===== Data excerpt
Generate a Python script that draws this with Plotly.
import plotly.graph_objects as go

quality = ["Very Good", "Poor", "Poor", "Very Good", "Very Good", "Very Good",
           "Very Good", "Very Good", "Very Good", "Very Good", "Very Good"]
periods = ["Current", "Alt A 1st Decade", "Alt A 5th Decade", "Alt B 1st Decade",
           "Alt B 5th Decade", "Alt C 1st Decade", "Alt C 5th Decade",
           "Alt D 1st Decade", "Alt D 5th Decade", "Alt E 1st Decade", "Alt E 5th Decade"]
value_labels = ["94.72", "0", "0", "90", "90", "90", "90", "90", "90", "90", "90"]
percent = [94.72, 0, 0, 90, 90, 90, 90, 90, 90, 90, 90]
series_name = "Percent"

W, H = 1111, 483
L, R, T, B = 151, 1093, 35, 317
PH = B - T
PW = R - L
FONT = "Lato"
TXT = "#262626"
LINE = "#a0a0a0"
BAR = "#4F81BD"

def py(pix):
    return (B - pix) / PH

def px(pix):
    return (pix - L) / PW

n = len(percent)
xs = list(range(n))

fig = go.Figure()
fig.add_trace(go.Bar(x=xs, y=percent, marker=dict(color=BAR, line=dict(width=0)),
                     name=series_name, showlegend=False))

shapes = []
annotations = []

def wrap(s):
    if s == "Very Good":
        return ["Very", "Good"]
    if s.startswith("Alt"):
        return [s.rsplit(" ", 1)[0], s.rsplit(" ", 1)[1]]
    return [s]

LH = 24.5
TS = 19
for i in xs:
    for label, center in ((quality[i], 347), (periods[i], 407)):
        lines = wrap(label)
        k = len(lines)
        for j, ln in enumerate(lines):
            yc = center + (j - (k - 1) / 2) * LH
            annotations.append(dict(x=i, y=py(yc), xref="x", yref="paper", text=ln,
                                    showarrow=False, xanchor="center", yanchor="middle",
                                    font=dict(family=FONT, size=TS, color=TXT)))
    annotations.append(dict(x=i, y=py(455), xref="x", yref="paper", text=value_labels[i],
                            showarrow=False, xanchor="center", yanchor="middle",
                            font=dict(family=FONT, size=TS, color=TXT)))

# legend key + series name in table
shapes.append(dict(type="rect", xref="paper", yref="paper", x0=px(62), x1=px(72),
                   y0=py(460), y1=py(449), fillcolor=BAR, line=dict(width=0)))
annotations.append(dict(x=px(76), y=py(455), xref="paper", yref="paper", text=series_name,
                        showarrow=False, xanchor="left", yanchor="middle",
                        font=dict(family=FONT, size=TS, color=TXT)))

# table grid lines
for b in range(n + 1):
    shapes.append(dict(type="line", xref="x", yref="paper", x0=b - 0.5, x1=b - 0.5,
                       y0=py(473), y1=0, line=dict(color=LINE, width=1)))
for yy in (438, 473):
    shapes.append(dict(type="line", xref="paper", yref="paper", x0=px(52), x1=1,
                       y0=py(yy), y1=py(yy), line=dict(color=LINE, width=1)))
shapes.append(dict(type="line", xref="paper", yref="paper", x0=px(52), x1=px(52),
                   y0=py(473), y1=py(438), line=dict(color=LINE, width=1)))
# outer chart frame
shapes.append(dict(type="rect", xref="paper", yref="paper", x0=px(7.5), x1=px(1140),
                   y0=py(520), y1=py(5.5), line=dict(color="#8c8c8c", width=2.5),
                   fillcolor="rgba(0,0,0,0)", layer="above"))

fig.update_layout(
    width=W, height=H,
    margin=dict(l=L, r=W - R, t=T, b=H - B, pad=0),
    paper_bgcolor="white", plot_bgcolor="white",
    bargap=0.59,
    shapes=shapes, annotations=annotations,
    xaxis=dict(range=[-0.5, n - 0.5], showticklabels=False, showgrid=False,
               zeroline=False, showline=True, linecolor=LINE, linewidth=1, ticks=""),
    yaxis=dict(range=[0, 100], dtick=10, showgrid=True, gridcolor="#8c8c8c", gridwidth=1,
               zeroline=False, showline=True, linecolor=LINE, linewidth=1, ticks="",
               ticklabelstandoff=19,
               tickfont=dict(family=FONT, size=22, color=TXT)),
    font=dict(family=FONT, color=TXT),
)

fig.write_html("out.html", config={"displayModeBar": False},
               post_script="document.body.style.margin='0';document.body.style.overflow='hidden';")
==========
Your goal
Write out the whole listing again. Match it word for word.

Exercise solution
Generate a Python script that draws this with Plotly.
import plotly.graph_objects as go

quality = ["Very Good", "Poor", "Poor", "Very Good", "Very Good", "Very Good",
           "Very Good", "Very Good", "Very Good", "Very Good", "Very Good"]
periods = ["Current", "Alt A 1st Decade", "Alt A 5th Decade", "Alt B 1st Decade",
           "Alt B 5th Decade", "Alt C 1st Decade", "Alt C 5th Decade",
           "Alt D 1st Decade", "Alt D 5th Decade", "Alt E 1st Decade", "Alt E 5th Decade"]
value_labels = ["94.72", "0", "0", "90", "90", "90", "90", "90", "90", "90", "90"]
percent = [94.72, 0, 0, 90, 90, 90, 90, 90, 90, 90, 90]
series_name = "Percent"

W, H = 1111, 483
L, R, T, B = 151, 1093, 35, 317
PH = B - T
PW = R - L
FONT = "Lato"
TXT = "#262626"
LINE = "#a0a0a0"
BAR = "#4F81BD"

def py(pix):
    return (B - pix) / PH

def px(pix):
    return (pix - L) / PW

n = len(percent)
xs = list(range(n))

fig = go.Figure()
fig.add_trace(go.Bar(x=xs, y=percent, marker=dict(color=BAR, line=dict(width=0)),
                     name=series_name, showlegend=False))

shapes = []
annotations = []

def wrap(s):
    if s == "Very Good":
        return ["Very", "Good"]
    if s.startswith("Alt"):
        return [s.rsplit(" ", 1)[0], s.rsplit(" ", 1)[1]]
    return [s]

LH = 24.5
TS = 19
for i in xs:
    for label, center in ((quality[i], 347), (periods[i], 407)):
        lines = wrap(label)
        k = len(lines)
        for j, ln in enumerate(lines):
            yc = center + (j - (k - 1) / 2) * LH
            annotations.append(dict(x=i, y=py(yc), xref="x", yref="paper", text=ln,
                                    showarrow=False, xanchor="center", yanchor="middle",
                                    font=dict(family=FONT, size=TS, color=TXT)))
    annotations.append(dict(x=i, y=py(455), xref="x", yref="paper", text=value_labels[i],
                            showarrow=False, xanchor="center", yanchor="middle",
                            font=dict(family=FONT, size=TS, color=TXT)))

# legend key + series name in table
shapes.append(dict(type="rect", xref="paper", yref="paper", x0=px(62), x1=px(72),
                   y0=py(460), y1=py(449), fillcolor=BAR, line=dict(width=0)))
annotations.append(dict(x=px(76), y=py(455), xref="paper", yref="paper", text=series_name,
                        showarrow=False, xanchor="left", yanchor="middle",
                        font=dict(family=FONT, size=TS, color=TXT)))

# table grid lines
for b in range(n + 1):
    shapes.append(dict(type="line", xref="x", yref="paper", x0=b - 0.5, x1=b - 0.5,
                       y0=py(473), y1=0, line=dict(color=LINE, width=1)))
for yy in (438, 473):
    shapes.append(dict(type="line", xref="paper", yref="paper", x0=px(52), x1=1,
                       y0=py(yy), y1=py(yy), line=dict(color=LINE, width=1)))
shapes.append(dict(type="line", xref="paper", yref="paper", x0=px(52), x1=px(52),
                   y0=py(473), y1=py(438), line=dict(color=LINE, width=1)))
# outer chart frame
shapes.append(dict(type="rect", xref="paper", yref="paper", x0=px(7.5), x1=px(1140),
                   y0=py(520), y1=py(5.5), line=dict(color="#8c8c8c", width=2.5),
                   fillcolor="rgba(0,0,0,0)", layer="above"))

fig.update_layout(
    width=W, height=H,
    margin=dict(l=L, r=W - R, t=T, b=H - B, pad=0),
    paper_bgcolor="white", plot_bgcolor="white",
    bargap=0.59,
    shapes=shapes, annotations=annotations,
    xaxis=dict(range=[-0.5, n - 0.5], showticklabels=False, showgrid=False,
               zeroline=False, showline=True, linecolor=LINE, linewidth=1, ticks=""),
    yaxis=dict(range=[0, 100], dtick=10, showgrid=True, gridcolor="#8c8c8c", gridwidth=1,
               zeroline=False, showline=True, linecolor=LINE, linewidth=1, ticks="",
               ticklabelstandoff=19,
               tickfont=dict(family=FONT, size=22, color=TXT)),
    font=dict(family=FONT, color=TXT),
)

fig.write_html("out.html", config={"displayModeBar": False},
               post_script="document.body.style.margin='0';document.body.style.overflow='hidden';")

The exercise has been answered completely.